In the afternoon a major conference organized by the Italian Ministero dei Beni Culturali was held in Naples at the National Library with Maddalena De Leo and Caterina Lerro as speakers in front of a large and involved public. Prof. De Leo read her interesting paper about Charlotte’s heroines in Juvenilia and in the novels mainly pointing to the differences existing between the first and the second group of them, Prof. Lerro spoke of the meaning of Jane Eyre as a novel, commenting on three of its most important pages (the incipit – the meeting with Rochester – ‘Reader, I married him’) with the help of her students who played the parts of the characters.

Friday, 22 April 2016

Celebrations at the Brontë Parsonage

Tracy Chevalier



A tour of the current exhibition - Charlotte Great and Small - with a series of commentaries from its curator, Tracy Chevalier, was one of the highlights of yesterday's bicentenary celebrations at the Parsonage.

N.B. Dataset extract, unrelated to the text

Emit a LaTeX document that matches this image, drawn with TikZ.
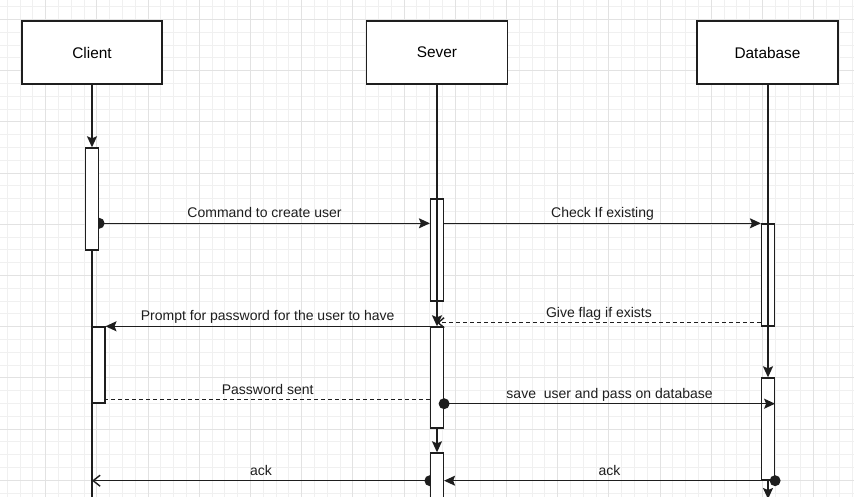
\documentclass[tikz,border=0pt]{standalone}
\usepackage{fontspec}
\setmainfont{Liberation Sans}
\usetikzlibrary{arrows.meta,calc}
\pgfdeclarelayer{gridlayer}
\pgfdeclarelayer{bglayer}
\pgfsetlayers{gridlayer,bglayer,main}
\definecolor{ink}{HTML}{1E1E1E}
\definecolor{gridminor}{HTML}{F0F0F0}
\definecolor{gridmajor}{HTML}{E2E2E2}
\begin{document}
\begin{tikzpicture}[x=1pt,y=-1pt,
  actor/.style={draw=ink, line width=1.4pt, fill=white, minimum width=141pt, minimum height=63pt, font=\fontsize{15.4}{18}\selectfont, inner sep=0},
  bar/.style={draw=ink, line width=1.4pt, fill=white, minimum width=12.8pt, inner sep=0},
  conn/.style={draw=ink, line width=1.4pt},
  solidarrow/.style={conn, -{Stealth[length=11pt,width=10pt,inset=2pt]}},
  openarrow/.style={conn, -{Straight Barb[length=7pt,width=11pt]}},
  dashedline/.style={conn, dash pattern=on 4pt off 3pt},
  lbl/.style={font=\fontsize{14}{16}\selectfont, anchor=base, yshift=5.5pt, inner sep=0, text=ink},
]
\useasboundingbox (0,0) rectangle (854,497);
\begin{pgfonlayer}{gridlayer}
  \fill[white] (0,0) rectangle (854,497);
  \foreach \i in {0,...,66} {
    \draw[gridminor, line width=1pt] ({7.3+12.8*\i},0) -- ({7.3+12.8*\i},497);
  }
  \foreach \j in {0,...,38} {
    \draw[gridminor, line width=1pt] (0,{6.7+12.8*\j}) -- (854,{6.7+12.8*\j});
  }
  \foreach \i in {0,...,16} {
    \draw[gridmajor, line width=1pt] ({45.7+51.2*\i},0) -- ({45.7+51.2*\i},497);
  }
  \foreach \j in {0,...,9} {
    \draw[gridmajor, line width=1pt] (0,{19.5+51.2*\j}) -- (854,{19.5+51.2*\j});
  }
\end{pgfonlayer}
\clip (0,0) rectangle (854,497);

% lifeline heads
\node[actor, minimum width=140pt] (client) at (92,52.5) {Client};
\node[actor] (sever) at (437,52.5) {Sever};
\node[actor] (db) at (767.5,52.5) {Database};

% activation bars
\node[bar, minimum height=102pt] (c1) at (92,199) {};
\node[bar, minimum height=76pt] (c2) at (98.4,365) {};
\node[bar, minimum height=102pt] (s1) at (437,250) {};
\node[bar, minimum height=101pt] (s2) at (437,377.5) {};
\node[bar, minimum height=70pt] (s3) at (437,488) {};
\node[bar, minimum height=102pt] (d1) at (768,275) {};
\node[bar, minimum height=102pt] (d2) at (768,429) {};

\coordinate (cend) at (92,505);
\coordinate (dend) at (768,499);

% lifelines
\draw[solidarrow] (client.south) -- (c1.north);
\draw[conn] (c1.south) -- (cend);
\draw[solidarrow] (sever.south) -- (s2.north);
\draw[solidarrow] (s2.south) -- (s3.north);
\draw[solidarrow] (db.south -| d2.north) -- (d2.north);
\draw[solidarrow] (d2.south) -- (dend);

% half dots under the bars
\begin{pgfonlayer}{bglayer}
  \fill[ink] (c1.east |- d1.north) circle (5.5pt);
  \fill[ink] (s3.west |- d2.south) circle (5.5pt);
\end{pgfonlayer}

% messages
\draw[solidarrow] (c1.east |- d1.north) -- node[lbl]{Command to create user} (s1.west |- d1.north);
\draw[solidarrow] (s1.east |- d1.north) -- node[lbl]{Check If existing} (d1.north west);
\coordinate (gf) at ([yshift=4pt]d1.south west);
\draw[dashedline, -{Straight Barb[length=6pt,width=10pt]}] (gf) -- node[lbl]{Give flag if exists} (gf -| s2.north);
\draw[solidarrow] (s2.north west) -- node[lbl]{Prompt for password for the user to have} (c2.north east);
\coordinate (pw) at ([yshift=4pt]c2.south east);
\draw[dashedline] (pw -| s2.west) -- node[lbl]{Password sent} (pw);
\draw[solidarrow] (s2.east |- c2.south) -- node[lbl]{save~ user and pass on database} (d2.east |- c2.south);
\fill[ink] (s2.east |- c2.south) circle (5.5pt);
\draw[solidarrow] (d2.south east) -- node[lbl]{ack} (s3.east |- d2.south);
\fill[ink] (d2.south east) circle (5.5pt);
\draw[openarrow] (s3.west |- d2.south) -- node[lbl]{ack} (c1.south |- d2.south);
\end{tikzpicture}
\end{document}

An item in a glass case in the Bonnell Room, where the tour started, is one of the letters which an agonised and infatuated Charlotte sent to Monsieur Heger at the Pensionnat in Brussels, which was first torn up by the recipient, then sewn back together by Madame Heger.




Interestingly, we were told that studies of the folds in the paper show that M.Heger kept it intact for years. One speculation is that Mme. Heger wanted to preserve it as evidence that her husband had not actually 'done anything' with his pupil. Four works by the artist Ligia Booton take off from this letter, and hang on a wall nearby, part of the exhibition.